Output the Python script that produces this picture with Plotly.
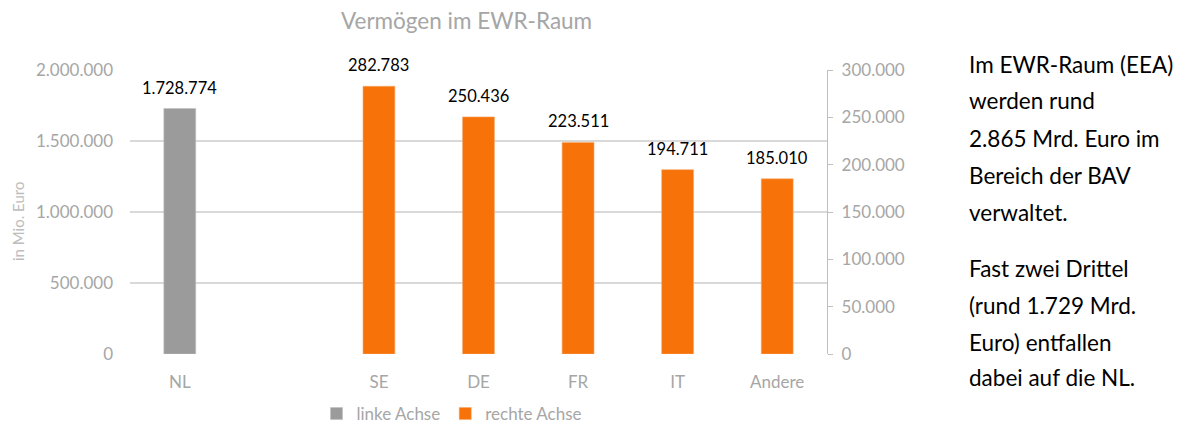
import plotly.graph_objects as go

categories = ["NL", " ", "SE", "DE", "FR", "IT", "Andere"]
left_cats = ["NL"]
left_vals = [1728774]
right_cats = ["SE", "DE", "FR", "IT", "Andere"]
right_vals = [282783, 250436, 223511, 194711, 185010]
left_ticks = [0, 500000, 1000000, 1500000, 2000000]
right_ticks = [0, 50000, 100000, 150000, 200000, 250000, 300000]
side_lines_1 = ["Im EWR-Raum (EEA)", "werden rund", "2.865 Mrd. Euro im", "Bereich der BAV", "verwaltet."]
side_lines_2 = ["Fast zwei Drittel", "(rund 1.729 Mrd.", "Euro) entfallen", "dabei auf die NL."]

FONT = "Lato"
GRAY_TXT = "#a6a6a6"
GRAY_BAR = "#9b9b9b"
ORANGE = "#f77208"

# page has an 8px body margin: build the figure in page pixels, offset by 8
OFF = 8
W, H = 1184 - OFF, 425 - OFF
L, R, T, B = 130 - OFF, 1184 - 827, 70 - OFF, 425 - 354
pw, ph = W - L - R, H - T - B
def px(x): return (x - OFF - L) / pw
def py(y): return (H - B - (y - OFF)) / ph

fig = go.Figure()
fig.add_trace(go.Bar(
    x=left_cats, y=left_vals, name="linke Achse", yaxis="y",
    marker=dict(color=GRAY_BAR, line=dict(color="#c0c0c0", width=0.6)),
    width=0.32,
))
fig.add_trace(go.Bar(
    x=right_cats, y=right_vals, name="rechte Achse", yaxis="y2",
    marker=dict(color=ORANGE, line=dict(color="#f9a868", width=0.6)),
    width=0.32,
))

def fmt(v):
    return f"{v:,d}".replace(",", ".")

anns = []
for c, v in zip(left_cats, left_vals):
    anns.append(dict(x=c, y=v, xref="x", yref="y", text=fmt(v), showarrow=False,
                     yanchor="middle", yshift=21,
                     font=dict(size=16.5, color="#000000", family=FONT)))
for c, v in zip(right_cats, right_vals):
    anns.append(dict(x=c, y=v, xref="x", yref="y2", text=fmt(v), showarrow=False,
                     yanchor="middle", yshift=21,
                     font=dict(size=16.5, color="#000000", family=FONT)))

anns.append(dict(text="Vermögen im EWR-Raum", x=px(466), y=py(21), xref="paper", yref="paper",
                 xanchor="center", yanchor="middle", showarrow=False,
                 font=dict(size=22.5, color=GRAY_TXT, family=FONT)))
anns.append(dict(text="in Mio. Euro", textangle=-90, x=px(18), y=py(222), xref="paper",
                 yref="paper", xanchor="center", yanchor="middle", showarrow=False,
                 font=dict(size=15, color="#bdbdbd", family=FONT)))

ys1 = [64, 101, 138, 175, 212]
ys2 = [268, 305, 342, 378]
for txt, yy in list(zip(side_lines_1, ys1)) + list(zip(side_lines_2, ys2)):
    anns.append(dict(text=txt, x=px(967), y=py(yy), xref="paper", yref="paper",
                     xanchor="left", yanchor="middle", showarrow=False,
                     font=dict(size=22.5, color="#000000", family=FONT)))

fig.update_layout(
    width=W, height=H,
    margin=dict(l=L, r=R, t=T, b=B, autoexpand=False),
    paper_bgcolor="white", plot_bgcolor="white",
    separators=",.",
    barmode="overlay",
    font=dict(family=FONT, color=GRAY_TXT, size=17),
    xaxis=dict(categoryorder="array", categoryarray=categories, type="category",
               showgrid=False, showline=False, ticks="", zeroline=False,
               tickfont=dict(size=17, color=GRAY_TXT), ticklabelstandoff=16),
    yaxis=dict(range=[0, 2000000], tickvals=left_ticks, tickformat=",d",
               showgrid=True, gridcolor="#d9d9d9", gridwidth=2, zeroline=False,
               showline=False, tickfont=dict(size=17, color=GRAY_TXT),
               ticklabelstandoff=16, layer="below traces"),
    yaxis2=dict(range=[0, 300000], tickvals=right_ticks, tickformat=",d",
                overlaying="y", side="right", showgrid=False, zeroline=False,
                showline=True, linecolor="#bfbfbf", linewidth=1.3,
                ticks="outside", ticklen=5, tickcolor="#bfbfbf",
                tickfont=dict(size=17, color=GRAY_TXT), ticklabelstandoff=5),
    legend=dict(orientation="h", x=px(452), xanchor="center", y=py(414), yanchor="middle",
                font=dict(size=17, color=GRAY_TXT), itemwidth=30, bgcolor="rgba(0,0,0,0)"),
    annotations=anns,
    showlegend=True,
)

fig.write_html("out.html")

> **What is expected**:
Transcribe exactly, with no pictures, the lines running from the first line of the material through the line holding "def py(y): return (H - B - (y - OFF)) / ph".

> **The answer**:
Output the Python script that produces this picture with Plotly.
import plotly.graph_objects as go

categories = ["NL", " ", "SE", "DE", "FR", "IT", "Andere"]
left_cats = ["NL"]
left_vals = [1728774]
right_cats = ["SE", "DE", "FR", "IT", "Andere"]
right_vals = [282783, 250436, 223511, 194711, 185010]
left_ticks = [0, 500000, 1000000, 1500000, 2000000]
right_ticks = [0, 50000, 100000, 150000, 200000, 250000, 300000]
side_lines_1 = ["Im EWR-Raum (EEA)", "werden rund", "2.865 Mrd. Euro im", "Bereich der BAV", "verwaltet."]
side_lines_2 = ["Fast zwei Drittel", "(rund 1.729 Mrd.", "Euro) entfallen", "dabei auf die NL."]

FONT = "Lato"
GRAY_TXT = "#a6a6a6"
GRAY_BAR = "#9b9b9b"
ORANGE = "#f77208"

# page has an 8px body margin: build the figure in page pixels, offset by 8
OFF = 8
W, H = 1184 - OFF, 425 - OFF
L, R, T, B = 130 - OFF, 1184 - 827, 70 - OFF, 425 - 354
pw, ph = W - L - R, H - T - B
def px(x): return (x - OFF - L) / pw
def py(y): return (H - B - (y - OFF)) / ph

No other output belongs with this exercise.